### WHAT YOU SHOULD DO
A single run of lines is to be printed exactly: starting at the line with "Clone this chart in seaborn and matplotlib." and ending at the line with "import seaborn as sns", both included. Leave the pictures out.

### RECORD LIST
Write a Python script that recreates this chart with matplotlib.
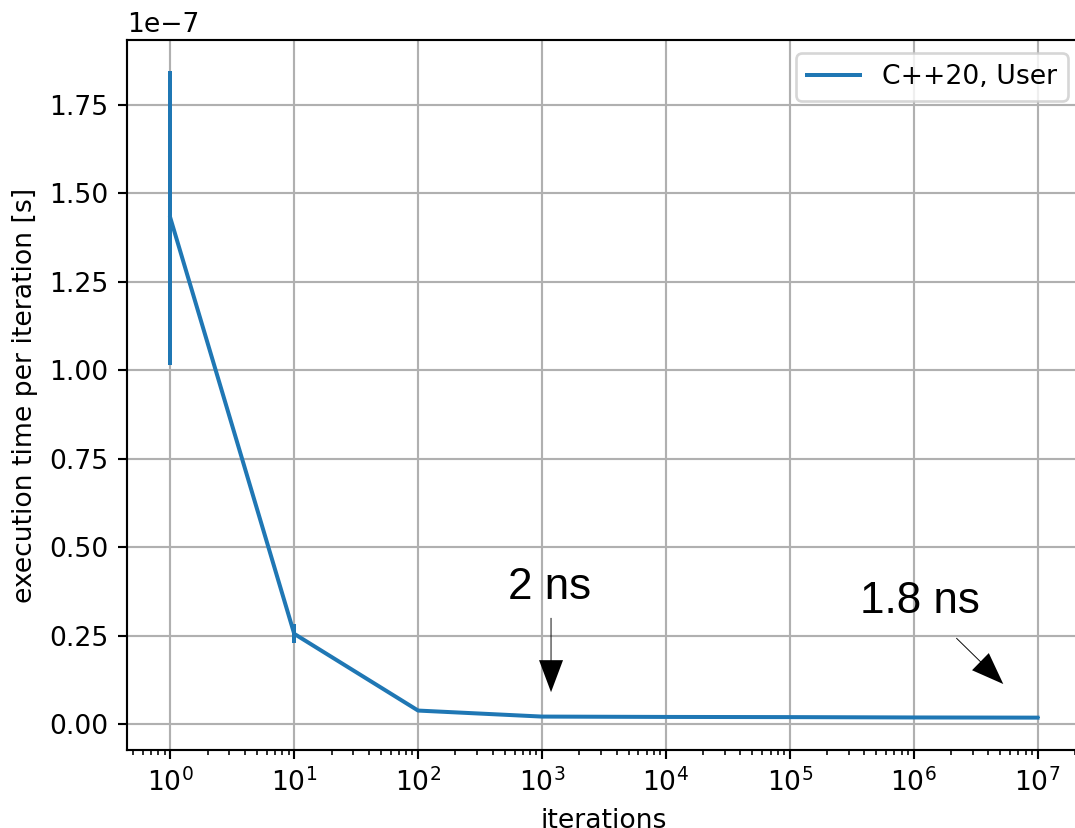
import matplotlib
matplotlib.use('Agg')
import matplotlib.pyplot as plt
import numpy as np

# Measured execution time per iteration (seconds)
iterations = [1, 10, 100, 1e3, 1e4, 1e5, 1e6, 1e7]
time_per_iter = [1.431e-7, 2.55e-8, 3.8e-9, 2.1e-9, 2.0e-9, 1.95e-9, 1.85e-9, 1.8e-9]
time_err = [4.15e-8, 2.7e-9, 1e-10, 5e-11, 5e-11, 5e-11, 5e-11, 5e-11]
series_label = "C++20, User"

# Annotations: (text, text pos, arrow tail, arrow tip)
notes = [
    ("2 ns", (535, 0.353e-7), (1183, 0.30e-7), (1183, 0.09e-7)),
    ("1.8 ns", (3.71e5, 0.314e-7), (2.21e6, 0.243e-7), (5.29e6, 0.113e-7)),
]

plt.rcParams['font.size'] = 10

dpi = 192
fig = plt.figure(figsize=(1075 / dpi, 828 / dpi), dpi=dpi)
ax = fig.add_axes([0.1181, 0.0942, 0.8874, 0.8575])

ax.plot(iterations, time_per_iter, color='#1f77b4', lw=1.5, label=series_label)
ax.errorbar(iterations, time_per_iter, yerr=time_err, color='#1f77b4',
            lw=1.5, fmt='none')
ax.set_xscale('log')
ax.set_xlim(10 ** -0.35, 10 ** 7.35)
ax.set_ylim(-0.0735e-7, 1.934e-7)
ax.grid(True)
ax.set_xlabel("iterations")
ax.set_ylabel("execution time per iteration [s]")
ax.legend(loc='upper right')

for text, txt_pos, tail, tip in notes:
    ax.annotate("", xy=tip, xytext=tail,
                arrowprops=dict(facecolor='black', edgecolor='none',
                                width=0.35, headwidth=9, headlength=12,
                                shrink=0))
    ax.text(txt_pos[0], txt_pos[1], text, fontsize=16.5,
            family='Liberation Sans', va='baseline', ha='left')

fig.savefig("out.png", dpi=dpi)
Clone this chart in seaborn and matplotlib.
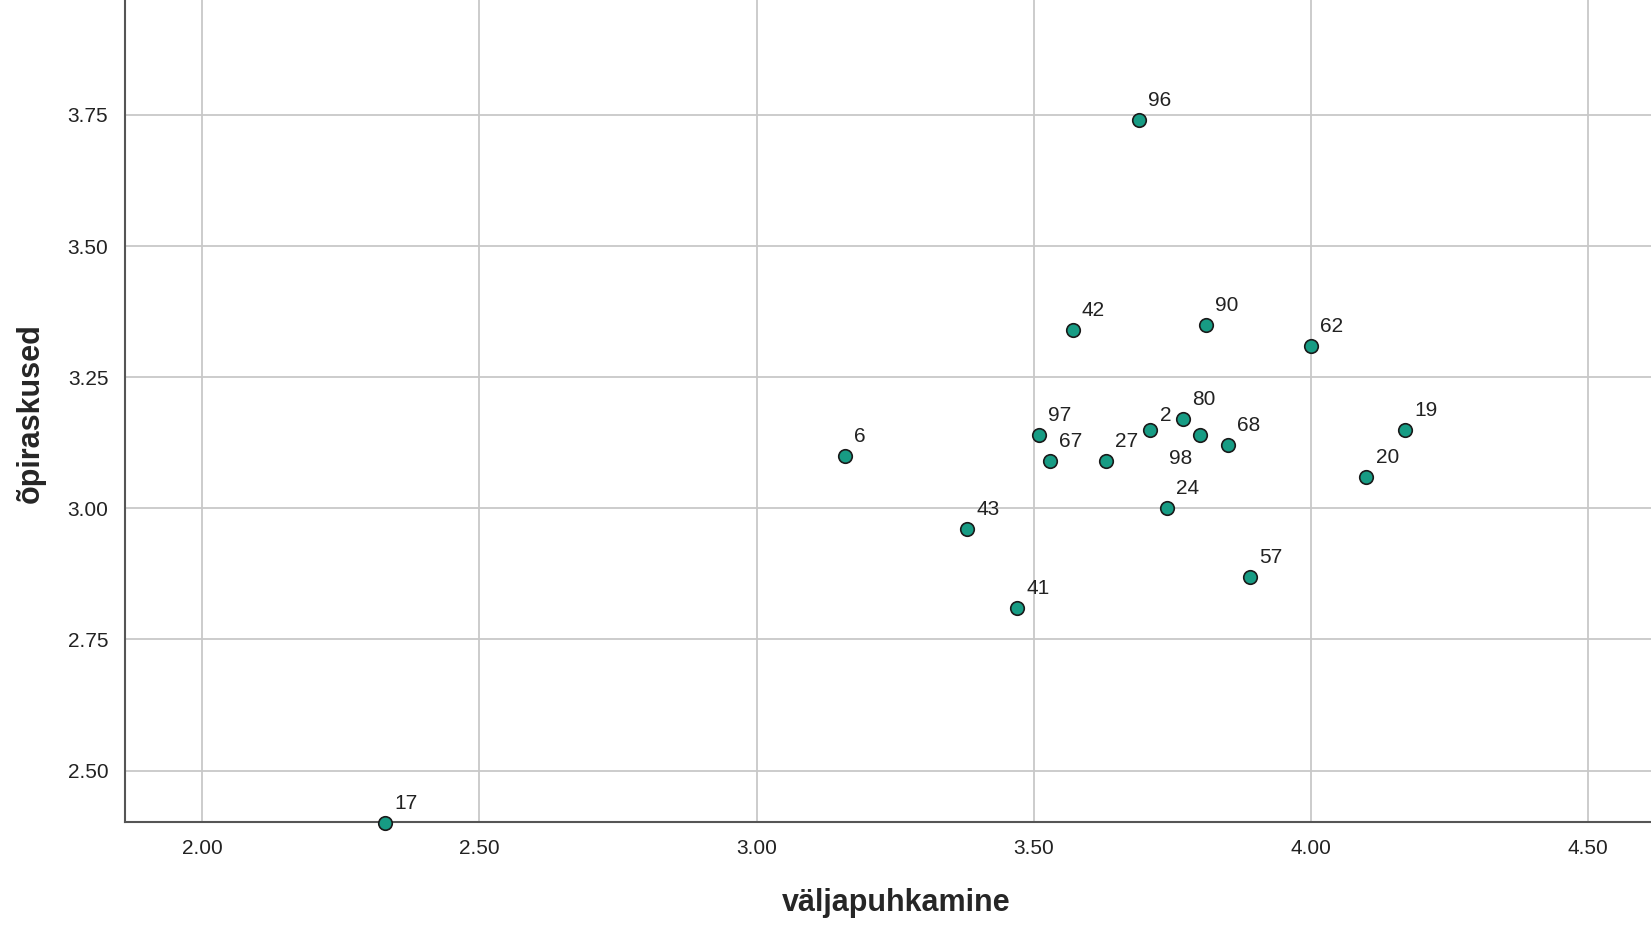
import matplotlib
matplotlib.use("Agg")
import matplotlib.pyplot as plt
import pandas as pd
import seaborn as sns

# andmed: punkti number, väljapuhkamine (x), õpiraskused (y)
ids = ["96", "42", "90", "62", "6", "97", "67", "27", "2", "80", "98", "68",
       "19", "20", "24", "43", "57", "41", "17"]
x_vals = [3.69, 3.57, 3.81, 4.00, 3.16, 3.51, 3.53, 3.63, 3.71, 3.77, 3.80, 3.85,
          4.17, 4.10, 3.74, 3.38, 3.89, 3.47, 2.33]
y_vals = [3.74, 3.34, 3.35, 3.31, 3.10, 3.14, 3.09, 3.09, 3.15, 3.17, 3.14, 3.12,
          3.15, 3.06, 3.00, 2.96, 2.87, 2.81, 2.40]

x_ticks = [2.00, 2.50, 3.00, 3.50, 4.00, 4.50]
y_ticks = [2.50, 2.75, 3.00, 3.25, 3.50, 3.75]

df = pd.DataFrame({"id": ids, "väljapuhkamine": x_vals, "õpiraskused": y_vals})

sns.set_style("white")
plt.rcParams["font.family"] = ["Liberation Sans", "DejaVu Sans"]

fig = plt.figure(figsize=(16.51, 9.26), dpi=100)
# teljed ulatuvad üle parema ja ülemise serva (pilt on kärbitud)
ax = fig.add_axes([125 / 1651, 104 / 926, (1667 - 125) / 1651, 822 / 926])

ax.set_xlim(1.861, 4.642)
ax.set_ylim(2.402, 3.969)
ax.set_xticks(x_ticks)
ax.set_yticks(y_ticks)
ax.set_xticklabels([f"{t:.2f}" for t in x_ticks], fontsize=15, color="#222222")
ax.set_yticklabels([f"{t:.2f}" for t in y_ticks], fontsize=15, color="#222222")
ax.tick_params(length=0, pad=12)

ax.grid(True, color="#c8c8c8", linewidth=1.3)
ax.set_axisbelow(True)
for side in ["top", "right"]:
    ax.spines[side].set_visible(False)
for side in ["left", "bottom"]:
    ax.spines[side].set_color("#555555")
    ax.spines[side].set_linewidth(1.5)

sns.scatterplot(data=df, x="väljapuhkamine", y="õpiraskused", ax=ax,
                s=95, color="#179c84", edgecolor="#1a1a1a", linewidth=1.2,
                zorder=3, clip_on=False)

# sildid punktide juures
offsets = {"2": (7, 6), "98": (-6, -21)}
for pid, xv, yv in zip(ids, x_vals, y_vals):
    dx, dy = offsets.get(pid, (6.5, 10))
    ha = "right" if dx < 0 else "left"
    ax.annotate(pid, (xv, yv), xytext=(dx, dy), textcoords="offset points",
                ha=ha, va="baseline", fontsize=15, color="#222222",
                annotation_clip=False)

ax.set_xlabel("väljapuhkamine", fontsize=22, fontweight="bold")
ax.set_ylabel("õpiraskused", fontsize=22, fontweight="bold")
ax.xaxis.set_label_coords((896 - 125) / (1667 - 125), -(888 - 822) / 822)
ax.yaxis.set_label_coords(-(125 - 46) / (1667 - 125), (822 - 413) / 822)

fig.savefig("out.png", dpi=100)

### RESPONSE TO THE EXERCISE
Clone this chart in seaborn and matplotlib.
import matplotlib
matplotlib.use("Agg")
import matplotlib.pyplot as plt
import pandas as pd
import seaborn as sns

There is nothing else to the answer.